::: Dataset excerpt
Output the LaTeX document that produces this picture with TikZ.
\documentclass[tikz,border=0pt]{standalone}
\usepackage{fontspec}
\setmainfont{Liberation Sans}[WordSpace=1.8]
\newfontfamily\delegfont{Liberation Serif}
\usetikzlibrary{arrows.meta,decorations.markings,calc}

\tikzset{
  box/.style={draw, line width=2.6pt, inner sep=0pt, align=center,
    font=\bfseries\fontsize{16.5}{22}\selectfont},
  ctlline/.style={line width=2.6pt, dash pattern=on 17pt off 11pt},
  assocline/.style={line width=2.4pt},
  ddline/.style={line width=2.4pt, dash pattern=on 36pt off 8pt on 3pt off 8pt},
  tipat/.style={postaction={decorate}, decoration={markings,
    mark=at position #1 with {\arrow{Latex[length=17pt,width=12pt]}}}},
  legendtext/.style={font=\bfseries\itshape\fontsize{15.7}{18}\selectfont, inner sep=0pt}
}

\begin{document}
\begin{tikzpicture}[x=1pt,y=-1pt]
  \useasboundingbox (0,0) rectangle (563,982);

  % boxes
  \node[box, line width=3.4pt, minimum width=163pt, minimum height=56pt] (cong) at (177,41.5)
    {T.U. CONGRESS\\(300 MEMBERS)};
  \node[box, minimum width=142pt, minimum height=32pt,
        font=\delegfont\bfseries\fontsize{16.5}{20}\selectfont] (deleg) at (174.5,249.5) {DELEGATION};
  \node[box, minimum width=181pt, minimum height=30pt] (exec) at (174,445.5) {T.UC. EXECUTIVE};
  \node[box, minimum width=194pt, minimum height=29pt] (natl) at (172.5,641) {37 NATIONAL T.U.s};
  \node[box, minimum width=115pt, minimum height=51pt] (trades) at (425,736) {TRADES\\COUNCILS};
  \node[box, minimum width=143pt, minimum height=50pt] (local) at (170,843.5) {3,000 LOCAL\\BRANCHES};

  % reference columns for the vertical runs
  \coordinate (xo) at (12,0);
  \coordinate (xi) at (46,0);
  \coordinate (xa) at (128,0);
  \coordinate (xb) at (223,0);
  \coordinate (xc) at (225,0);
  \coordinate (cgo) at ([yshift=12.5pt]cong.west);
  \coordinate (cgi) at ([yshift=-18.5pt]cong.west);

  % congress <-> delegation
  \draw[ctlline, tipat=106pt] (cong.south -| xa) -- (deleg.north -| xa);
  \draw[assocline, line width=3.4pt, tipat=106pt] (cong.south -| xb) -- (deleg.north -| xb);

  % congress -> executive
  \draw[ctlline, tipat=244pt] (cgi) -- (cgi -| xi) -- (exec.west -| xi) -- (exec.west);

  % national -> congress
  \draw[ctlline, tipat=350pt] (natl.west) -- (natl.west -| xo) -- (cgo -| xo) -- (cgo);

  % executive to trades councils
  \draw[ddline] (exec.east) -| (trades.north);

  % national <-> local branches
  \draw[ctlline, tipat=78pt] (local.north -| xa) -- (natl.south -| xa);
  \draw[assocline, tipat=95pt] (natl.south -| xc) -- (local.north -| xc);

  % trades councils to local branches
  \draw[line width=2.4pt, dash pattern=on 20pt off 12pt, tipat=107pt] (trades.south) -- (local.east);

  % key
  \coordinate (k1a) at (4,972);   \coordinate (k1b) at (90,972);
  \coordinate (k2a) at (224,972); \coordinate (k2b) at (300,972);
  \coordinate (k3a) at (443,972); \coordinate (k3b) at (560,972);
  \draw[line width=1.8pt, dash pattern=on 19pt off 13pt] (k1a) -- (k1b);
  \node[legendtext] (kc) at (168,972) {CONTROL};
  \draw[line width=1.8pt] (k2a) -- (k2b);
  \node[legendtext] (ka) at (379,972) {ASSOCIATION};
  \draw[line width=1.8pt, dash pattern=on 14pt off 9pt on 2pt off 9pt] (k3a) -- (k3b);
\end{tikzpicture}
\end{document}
::::::
### Exercise goal
Reproduce verbatim only this range: the first line of the material through the line that contains "(0,0) rectangle (563,982);", inclusive.

### Final answer
Output the LaTeX document that produces this picture with TikZ.
\documentclass[tikz,border=0pt]{standalone}
\usepackage{fontspec}
\setmainfont{Liberation Sans}[WordSpace=1.8]
\newfontfamily\delegfont{Liberation Serif}
\usetikzlibrary{arrows.meta,decorations.markings,calc}

\tikzset{
  box/.style={draw, line width=2.6pt, inner sep=0pt, align=center,
    font=\bfseries\fontsize{16.5}{22}\selectfont},
  ctlline/.style={line width=2.6pt, dash pattern=on 17pt off 11pt},
  assocline/.style={line width=2.4pt},
  ddline/.style={line width=2.4pt, dash pattern=on 36pt off 8pt on 3pt off 8pt},
  tipat/.style={postaction={decorate}, decoration={markings,
    mark=at position #1 with {\arrow{Latex[length=17pt,width=12pt]}}}},
  legendtext/.style={font=\bfseries\itshape\fontsize{15.7}{18}\selectfont, inner sep=0pt}
}

\begin{document}
\begin{tikzpicture}[x=1pt,y=-1pt]
  \useasboundingbox (0,0) rectangle (563,982);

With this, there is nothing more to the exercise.